I just wanna get up to my shack and get drunk

Glasgow Film Festival Highlights – Submarine (2010)

I have been waiting too long for the film of my life. My name is Oliver Tate. This film will capture my particular idiosyncrasies, for example, the way I seduce my classmate Jordana Bevan using only my mind. Also, since my parents’ marriage is being threatened by a man who runs courses on Mental and Physical Wellbeing, the film will probably feature some elaborate set-pieces of me taking him down. There will be helicopter shots. There will be slow-mo, but also transcendent moments, like when I cure my father’s depression. Knowing me as I do, I will be surprised if this film runs to less than three hours. Note to the press: appropriate adjectives to describe this film include “breath-taking” and “irresistible” as well the phrase: “a monumental achievement”.

Following 15 year old serial diarist and famous-philosopher-in-waiting Oliver Tate (Craig Roberts) as he traverses the scary landscape of friendship, first love and paranoia over the state of his parents’ marriage, Richard Ayoade’s Submarine is a perfect mix of comedy and coming-of-age drama.

Oliver has a cold and practical approach to life, choosing a girlfriend based not on love or lustful feelings, but solely on her attainability. He is the kind of lad who thinks that typing up a leaflet explaining how to break the ‘victim cycle’ will help a girl he has bullied. He thinks that causing the death of a pet will prepare someone for the loss of a parent. He makes regular checks of his own parents’ bedroom for signs of sexual activity, as he doesn’t want to be the product of a broken home.

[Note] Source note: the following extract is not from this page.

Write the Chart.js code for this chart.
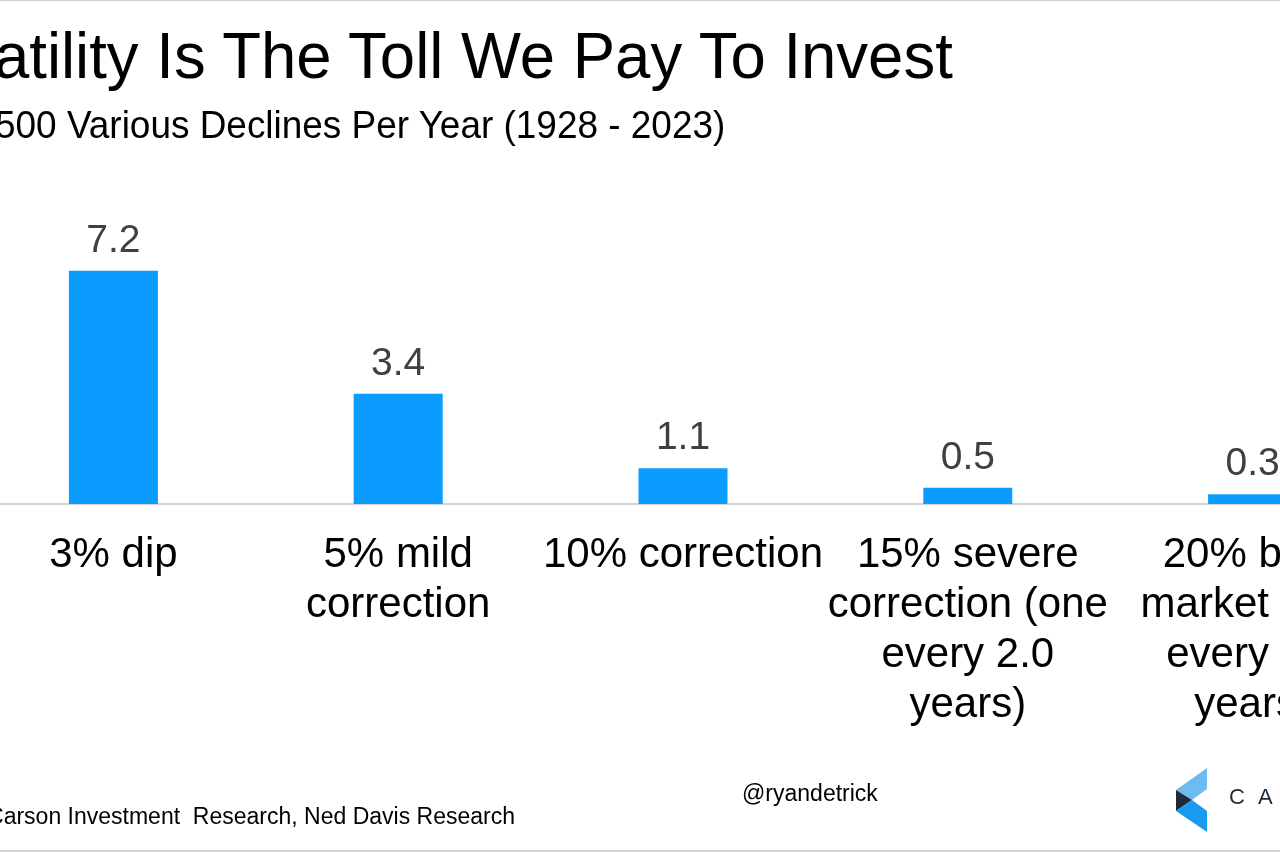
<!DOCTYPE html>
<html>
<head>
<meta charset="utf-8">
<script src="https://cdn.jsdelivr.net/npm/chart.js@4.4.0/dist/chart.umd.min.js"></script>
<style>
  html, body { margin:0; padding:0; background:#fff; width:1280px; height:853px; overflow:hidden; position:relative; font-family:"Liberation Sans", Arial, sans-serif; }
  .txt { position:absolute; white-space:nowrap; line-height:1; color:#000; }
  #title { top:23px; right:327px; font-size:65px; text-align:right; transform:scaleX(0.977); transform-origin:right center; }
  #subtitle { top:105px; right:555px; font-size:39px; transform:scaleX(0.947); transform-origin:right center; }
  #source { top:805px; right:765px; font-size:23px; }
  #handle { top:782px; left:742px; font-size:23px; }
  #brand { top:786px; left:1229px; font-size:22px; letter-spacing:13px; color:#1c2b3a; }
  #wrap { position:absolute; left:-200px; top:0; width:1700px; height:853px; }
  #topline { position:absolute; left:0; top:0; width:1280px; height:1px; background:#d0d0d0; }
  #botline { position:absolute; left:0; top:850px; width:1280px; height:2px; background:#d0d0d0; }
  #logo { position:absolute; left:0; top:0; }
</style>
</head>
<body>
<div id="wrap"><canvas id="c"></canvas></div>
<div id="topline"></div>
<div id="botline"></div>
<div class="txt" id="title">Volatility Is The Toll We Pay To Invest</div>
<div class="txt" id="subtitle">S&amp;P 500 Various Declines Per Year (1928 - 2023)</div>
<div class="txt" id="source">Source: Carson Investment&nbsp; Research, Ned Davis Research</div>
<div class="txt" id="handle">@ryandetrick</div>
<svg id="logo" width="1280" height="853">
  <polygon points="1176,790 1207,768 1207,789 1192,800" fill="#6cbcf2"/>
  <polygon points="1176,790 1192,800 1176,811" fill="#1b2a3d"/>
  <polygon points="1176,811 1192,800 1207,811 1207,832" fill="#1a9bf2"/>
</svg>
<div class="txt" id="brand">CARSON</div>
<script>
const categories = [
  ["3% dip"],
  ["5% mild", "correction"],
  ["10% correction"],
  ["15% severe", "correction (one", "every 2.0", "years)"],
  ["20% bear", "market (one", "every 3.6", "years)"]
];
const declinesPerYear = [7.2, 3.4, 1.1, 0.5, 0.3];

const valueLabels = {
  id: 'valueLabels',
  afterDatasetsDraw(chart) {
    const ctx = chart.ctx;
    const meta = chart.getDatasetMeta(0);
    ctx.save();
    ctx.font = '39px "Liberation Sans", Arial, sans-serif';
    ctx.fillStyle = '#404040';
    ctx.textAlign = 'center';
    ctx.textBaseline = 'alphabetic';
    meta.data.forEach((bar, i) => {
      ctx.fillText(declinesPerYear[i].toFixed(1), bar.x, bar.y - 19);
    });
    ctx.restore();
  }
};

new Chart(document.getElementById('c'), {
  type: 'bar',
  data: {
    labels: categories,
    datasets: [{
      data: declinesPerYear,
      backgroundColor: '#0a9dff',
      borderWidth: 0,
      barPercentage: 0.3126,
      categoryPercentage: 1.0
    }]
  },
  options: {
    responsive: true,
    maintainAspectRatio: false,
    animation: false,
    layout: { padding: { left: 171, right: 105, top: 180, bottom: 99 } },
    plugins: { legend: { display: false }, tooltip: { enabled: false } },
    scales: {
      x: {
        grid: { display: false, drawTicks: false },
        border: { display: true, color: '#d4d4d4', width: 2 },
        ticks: {
          color: '#000',
          font: { family: '"Liberation Sans", Arial, sans-serif', size: 42, lineHeight: 50/42 },
          padding: 26,
          autoSkip: false,
          maxRotation: 0,
          minRotation: 0
        },
        afterFit(scale) { scale.height = 250; }
      },
      y: {
        display: false,
        min: 0,
        max: 10
      }
    }
  },
  plugins: [valueLabels]
});
</script>
</body>
</html>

Oliver has an almost scientific outlook on life, but at the same time carries an underlying romantic nature. Not romantic in the ‘hearts and flowers’ sense, hell no. No, Oliver’s sense of the romantic is seeing himself as an enigmatic teenage hero, and dreaming of his death causing an outpouring of national grief.

All in all, he is a bit of weird, quite deluded mess of a teenager. Which makes for a fantastic character. Submarine sees him undergoing an emotional awakening of sorts. Measurements and plans being replaced with feelings and real life.

Sweet and touching, with the right balance of humour, Submarine benefits no end from what can only be described as top class casting. Sally Hawkins and Noah Taylor both give great understated performances as Oliver’s parents, Yasmin Paige pulls a strange brew of mischievous allure as Oliver’s object of desire Jordana, while Paddy Considine seems to have a ball as new-age mystic and potential wife-stealer Graham T. Purvis. Between Lloyd Tate’s awkward Open University programming and the ridiculous mumbo-jumbo spouted by Purvis, the humour present in some of the characters is still making me laugh.

Craig Roberts performance as Oliver makes him possibly the character I’ve warmed to most in any film I’ve seen so far this year. His facial expressions alone make for pure comedy gold, and the delivery of his internal monologue adds so much to the whole film. The Oliver Tate of Joe Dunthorne’s novel inhabits a very interior world, reflecting and musing on everything he encounters. Richard Ayoade’s translation of this element works to great effect.

Add in some gorgeous locations, great cinematography with nice use of colour, and you have a rather brilliant feature film debut. Oliver doesn’t get the slow-motion and helicopter shots he maybe wished for, but he gets something far more beautiful.

Go see Submarine on release – it’ll charm you to hell!